If there is no suitable free space chunk in the CAF file, then innd
merely appends the article to the end of the CAF file and records the
article's position in the TOC. [Given the way the CAF code is currently
used by the timecaf storage manager, it's almost always the case that we're
appending to the end of the file.] 

   A note on the free bitmap portion of the CAF file: it's not just a simple
bitmap (each bit of the bitmap tells whether a data block is in use or free.)
First there is an 'index' bitmap which tells which blocks of the 'main' bitmap
have free blocks listed in them, and then a 'main' bitmap which tells whether
the data blocks are in use or free.  This setup means that we can have 
bitmaps for CAF files as large as 8GB, while still being able to find free
space by only reading the 'index' bitmap and one block of the 'main' bitmap.
(Previous versions of the CAF code had just a 'main' bitmap and scaled the 
blocksize up when CAF files got large; this became rather, um, non-optimal
when control.cancel started to hit hundreds of thousands of articles and 8K
blocksizes.)  In practice, CAF files over 2GB or 4GB may be a problem because
of unsigned/signed long problems, and ones over 4G are probably impossible 
on anything besides an Alpha unless you track down all the places in innd
where they assume off_t is a long and fix it to work with long longs.  

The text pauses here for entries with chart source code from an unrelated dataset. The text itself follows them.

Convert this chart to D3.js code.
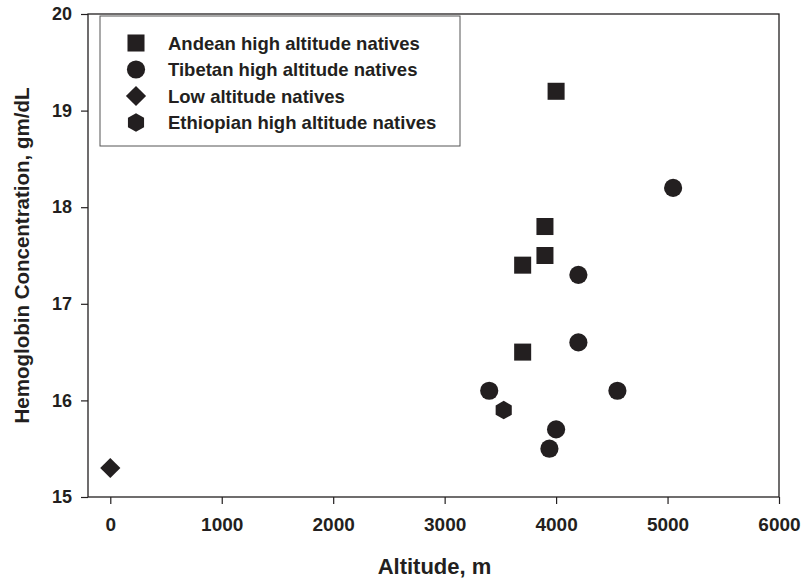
<!DOCTYPE html>
<html>
<head>
<meta charset="utf-8">
<script src="https://cdn.jsdelivr.net/npm/d3@7"></script>
<style>
  body { margin: 0; background: #fff; }
  text { font-family: "Liberation Sans", Arial, Helvetica, sans-serif; font-weight: bold; fill: #231f20; }
</style>
</head>
<body>
<svg id="chart"></svg>
<script>
const width = 802;
const height = 583;

// data
const andeanAlt = [4000, 3900, 3900, 3700, 3700];
const andeanHb = [19.2, 17.8, 17.5, 17.4, 16.5];
const tibetanAlt = [5050, 4200, 4200, 3400, 4550, 4000, 3940];
const tibetanHb = [18.2, 17.3, 16.6, 16.1, 16.1, 15.7, 15.5];
const lowAlt = [0];
const lowHb = [15.3];
const ethiopianAlt = [3530];
const ethiopianHb = [15.9];

const seriesNames = ["Andean high altitude natives", "Tibetan high altitude natives", "Low altitude natives", "Ethiopian high altitude natives"];
const xTicks = [0, 1000, 2000, 3000, 4000, 5000, 6000];
const yTicks = [15, 16, 17, 18, 19, 20];

const margin = { top: 14, right: 23, bottom: 86, left: 88 };
const ink = "#231f20";

const svg = d3.select("#chart").attr("width", width).attr("height", height);

const x = d3.scaleLinear().domain([-200, 6000]).range([margin.left, width - margin.right]);
const y = d3.scaleLinear().domain([15, 20]).range([height - margin.bottom, margin.top]);

// frame
svg.append("rect")
    .attr("x", margin.left).attr("y", margin.top)
    .attr("width", width - margin.right - margin.left)
    .attr("height", height - margin.bottom - margin.top)
    .attr("fill", "none").attr("stroke", ink).attr("stroke-width", 1.3);

const xAxis = svg.append("g")
    .attr("transform", `translate(0,${height - margin.bottom})`)
    .call(d3.axisBottom(x).tickValues(xTicks).tickSize(7).tickPadding(14).tickFormat(d3.format("d")));
xAxis.select(".domain").remove();
xAxis.selectAll("line").attr("stroke", ink).attr("stroke-width", 1.2);
xAxis.selectAll("text").attr("font-size", "19px").attr("fill", ink).attr("font-family", null);

const yAxis = svg.append("g")
    .attr("transform", `translate(${margin.left},0)`)
    .call(d3.axisLeft(y).tickValues(yTicks).tickSize(7).tickPadding(9).tickFormat(d3.format("d")));
yAxis.select(".domain").remove();
yAxis.selectAll("line").attr("stroke", ink).attr("stroke-width", 1.2);
yAxis.selectAll("text").attr("font-size", "18px").attr("fill", ink).attr("font-family", null);

// axis titles
svg.append("text")
    .attr("x", (x(-200) + x(6000)) / 2 + 1).attr("y", 574)
    .attr("text-anchor", "middle").attr("font-size", "22px")
    .text("Altitude, m");

svg.append("text")
    .attr("transform", `translate(29,${(y(15) + y(20)) / 2}) rotate(-90)`)
    .attr("text-anchor", "middle").attr("font-size", "20.5px")
    .text("Hemoglobin Concentration, gm/dL");

// marker shapes
const hexagon = {
    draw(ctx, size) {
        const r = Math.sqrt(size / (1.5 * Math.sqrt(3)));
        for (let i = 0; i < 6; i++) {
            const a = Math.PI / 2 + i * Math.PI / 3;
            const px = r * Math.cos(a), py = r * Math.sin(a);
            if (i === 0) ctx.moveTo(px, py); else ctx.lineTo(px, py);
        }
        ctx.closePath();
    }
};
const shapes = [d3.symbolSquare, d3.symbolCircle, d3.symbolDiamond2, hexagon];
const sizes = [290, 260, 260, 225];

function series(xs, ys) { return xs.map((v, i) => [v, ys[i]]); }
const allSeries = [
    series(andeanAlt, andeanHb),
    series(tibetanAlt, tibetanHb),
    series(lowAlt, lowHb),
    series(ethiopianAlt, ethiopianHb)
];

allSeries.forEach((pts, k) => {
    svg.append("g").selectAll("path")
        .data(pts)
        .enter()
        .append("path")
        .attr("transform", d => `translate(${x(d[0])},${y(d[1])})`)
        .attr("d", d3.symbol().type(shapes[k]).size(sizes[k]))
        .attr("fill", ink);
});

// legend
const legend = svg.append("g");
legend.append("rect")
    .attr("x", 100).attr("y", 16).attr("width", 360).attr("height", 130)
    .attr("fill", "#fff").attr("stroke", "#555").attr("stroke-width", 1);

seriesNames.forEach((name, k) => {
    const ly = 43 + k * 26.5;
    legend.append("path")
        .attr("transform", `translate(136,${ly})`)
        .attr("d", d3.symbol().type(shapes[k]).size(sizes[k]))
        .attr("fill", ink);
    legend.append("text")
        .attr("x", 168).attr("y", ly).attr("dy", "0.36em")
        .attr("font-size", "18.5px")
        .text(name);
});
</script>
</body>
</html>
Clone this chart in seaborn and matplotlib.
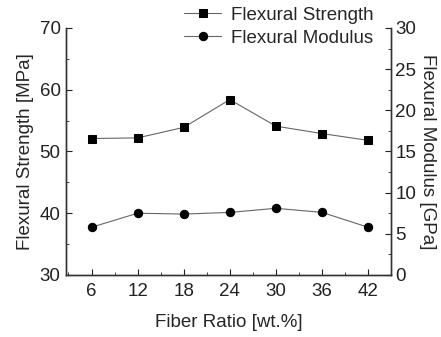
import matplotlib
matplotlib.use("Agg")
import matplotlib.pyplot as plt
from matplotlib.ticker import MultipleLocator
import pandas as pd
import seaborn as sns

fiber_ratio = [6, 12, 18, 24, 30, 36, 42]
flexural_strength = [52.1, 52.2, 53.9, 58.4, 54.1, 52.9, 51.8]
flexural_modulus = [5.8, 7.5, 7.4, 7.6, 8.1, 7.6, 5.8]

df = pd.DataFrame({
    "ratio": fiber_ratio,
    "strength": flexural_strength,
    "modulus": flexural_modulus,
})

sns.set_style("ticks")
plt.rcParams["font.family"] = ["Liberation Sans", "DejaVu Sans"]
plt.rcParams["xtick.direction"] = "in"
plt.rcParams["ytick.direction"] = "in"

fig = plt.figure(figsize=(4.41, 3.37), dpi=100)
ax = fig.add_axes([0.150, 0.184, 0.737, 0.733])
ax2 = ax.twinx()

line_kw = dict(color="#666666", linewidth=0.8, markersize=6,
               markerfacecolor="black", markeredgecolor="black")
sns.lineplot(data=df, x="ratio", y="strength", ax=ax, marker="s",
             label="Flexural Strength", legend=False, **line_kw)
sns.lineplot(data=df, x="ratio", y="modulus", ax=ax2, marker="o",
             label="Flexural Modulus", legend=False, **line_kw)

ax.set_xlim(2.7, 45)
ax.set_ylim(30, 70)
ax2.set_ylim(0, 30)
ax.set_xticks(fiber_ratio)
ax.xaxis.set_minor_locator(MultipleLocator(3))
ax.yaxis.set_minor_locator(MultipleLocator(5))
ax2.yaxis.set_major_locator(MultipleLocator(5))
ax2.yaxis.set_minor_locator(MultipleLocator(2.5))

for a in (ax, ax2):
    a.spines["top"].set_visible(False)
    for s in a.spines.values():
        s.set_linewidth(1.0)
        s.set_color("#333333")
    a.tick_params(which="major", length=4, width=0.8, labelsize=13.5, colors="#222222")
    a.tick_params(which="minor", length=2, width=0.6)
ax.tick_params(axis="x", pad=6)
ax.tick_params(axis="y", pad=4)
ax2.tick_params(axis="y", pad=3)

ax.set_xlabel("Fiber Ratio [wt.%]", fontsize=13.5, labelpad=10)
ax.set_ylabel("Flexural Strength [MPa]", fontsize=13.5, labelpad=4)
ax2.set_ylabel("Flexural Modulus [GPa]", fontsize=13.5, rotation=270, labelpad=14)

h1, l1 = ax.get_legend_handles_labels()
h2, l2 = ax2.get_legend_handles_labels()
fig.legend(h1 + h2, l1 + l2, loc="upper right", bbox_to_anchor=(0.885, 1.03),
           frameon=False, fontsize=13.5, handlelength=2.0, handletextpad=0.5,
           labelspacing=0.3)

fig.savefig("out.png", dpi=100)
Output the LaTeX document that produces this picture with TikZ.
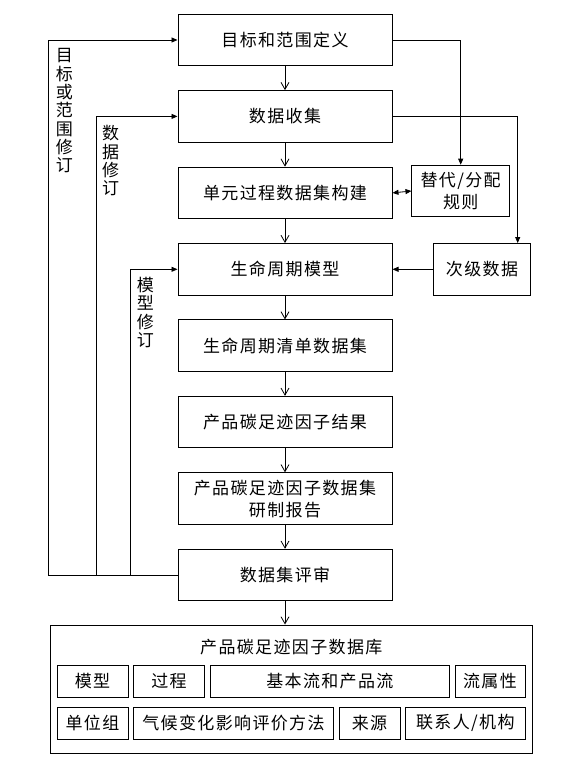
\documentclass[tikz,border=0pt]{standalone}
\usepackage{fontspec}
\setmainfont[LetterSpace=8]{Noto Sans CJK SC}
\usetikzlibrary{arrows.meta}

\tikzset{
  stage/.style={draw,line width=1pt,minimum width=214pt,minimum height=51.5pt,align=center,inner sep=0pt},
  sidebox/.style={draw,line width=1pt,minimum width=97.5pt,minimum height=51.5pt,align=center,inner sep=0pt},
  cell/.style={draw,line width=1pt,minimum height=32pt,inner sep=0pt},
  vlabel/.style={align=center,inner sep=0pt,font=\fontsize{17}{18.3}\selectfont},
  down/.style={line width=0.8pt,-{Straight Barb[length=7pt,width=8pt]}},
  tri/.style={line width=0.8pt,-{Triangle[length=6pt,width=5pt]}},
  tritwo/.style={line width=0.8pt,{Triangle[length=6pt,width=5pt]}-{Triangle[length=6pt,width=5pt]}}
}

\begin{document}
\begin{tikzpicture}[x=1pt,y=-1pt,font=\fontsize{17}{22}\selectfont]
    \useasboundingbox (0,0) rectangle (575,762);
    % main column
    \node[stage] (goal) at (285,40) {目标和范围定义};
    \node[stage] (collect) at (285,116.4) {数据收集};
    \node[stage] (unit) at (285,192.9) {单元过程数据集构建};
    \node[stage] (model) at (285,269.3) {生命周期模型};
    \node[stage] (lci) at (285,345.7) {生命周期清单数据集};
    \node[stage] (result) at (285,422.1) {产品碳足迹因子结果};
    \node[stage] (report) at (285,498.6) {产品碳足迹因子数据集\\研制报告};
    \node[stage] (review) at (285,575) {数据集评审};
    \foreach \a/\b in {goal/collect,collect/unit,unit/model,model/lci,lci/result,result/report,report/review}
      \draw[down] (\a) -- (\b);
    % side boxes
    \node[sidebox] (alloc) at (460.7,191) {替代/分配\\规则};
    \node[sidebox] (second) at (482,269.3) {次级数据};
    \coordinate (tapr) at (517.7,0);
    \draw[tri] (goal.east) -| (alloc.north);
    \draw[tri] (collect.east) -| (tapr |- second.north);
    \draw[tritwo] (unit.east) -- (alloc.west);
    \draw[tri] (second.west) -- (model.east);
    % revision loops
    \coordinate (loopa) at (48.5,0);
    \coordinate (loopb) at (96.3,0);
    \coordinate (loopc) at (130.5,0);
    \draw[tri] (review.west) -- (loopa |- review.west) |- (goal.west);
    \draw[tri] (loopb |- review.west) |- (collect.west);
    \draw[tri] (loopc |- review.west) |- (model.west);
    \node[vlabel] (lbla) at (64.3,110.8) {目\\标\\或\\范\\围\\修\\订};
    \node[vlabel] (lblb) at (110.7,160.8) {数\\据\\修\\订};
    \node[vlabel] (lblc) at (145.3,312.5) {模\\型\\修\\订};
    % database
    \node[draw,line width=1pt,minimum width=482.6pt,minimum height=128pt,inner sep=0pt] (db) at (291.3,689) {};
    \draw[down] (review.south) -- (review.south |- db.north);
    \node (dbtitle) at (291.3,646.7) {产品碳足迹因子数据库};
    \node[cell,minimum width=71pt] (cmodel) at (92.5,681) {模型};
    \node[cell,minimum width=71.2pt] (cproc) at (169,681) {过程};
    \node[cell,minimum width=239.7pt] (cflow) at (329.9,681) {基本流和产品流};
    \node[cell,minimum width=70pt] (cprop) at (490,681) {流属性};
    \node[cell,minimum width=71pt] (cunit) at (92.5,723.3) {单位组};
    \node[cell,minimum width=200.2pt] (cmeth) at (233.5,723.3) {气候变化影响评价方法};
    \node[cell,minimum width=61pt] (csrc) at (369.5,723.3) {来源};
    \node[cell,minimum width=119.5pt] (corg) at (465.3,723.3) {联系人/机构};
  \end{tikzpicture}
\end{document}
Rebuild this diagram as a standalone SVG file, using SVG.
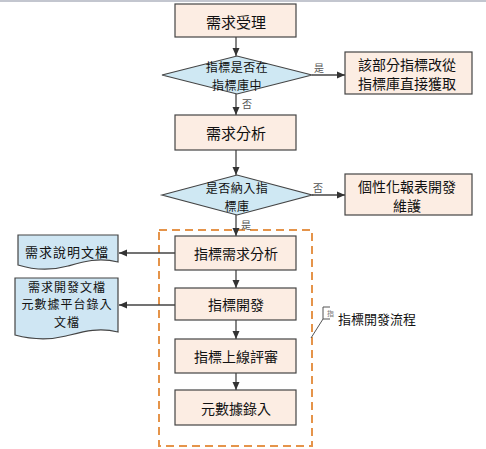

  At some point I'd also like to try some other, more efficient
directory layout for the CAF files, as opposed to the old 
/var/spool/news/newsgroup/name/component/ scheme.  At the time I
started implementing this, it seemed like it'd be too much of a hassle
to change this in INN as it stands.  I'm hoping that changing this
assumption (that newsgroup a.b.c is always in directory a/b/c) will be
easier once INN acquires a nice interface for specifying alternate
storage managers.  [It is and it isn't; as I said, we've currently abandoned
all relationship between newsgroup names and CAF file names, which
provided a sizable jump in performance.  Before that, I had changed the code
so that the CAF file for, e.g.,
alt.tv.babylon-5 will now be /var/spool/news/alt/tv/babylon-5.CF -- note the
final . instead of a /.  This pretty much bypasses the need for the 'terminal'
layer of directories to be read, and means that these directory blocks will not
be fighting with other blocks for the limited space available in the buffer 
cache.   This provides more of an improvement than you might think; thruput on 
news.ecn.uoknor.edu went from 160,000 articles/day to >200,000 articles/day
with this patch, and this is on an aging 32M 486/66.]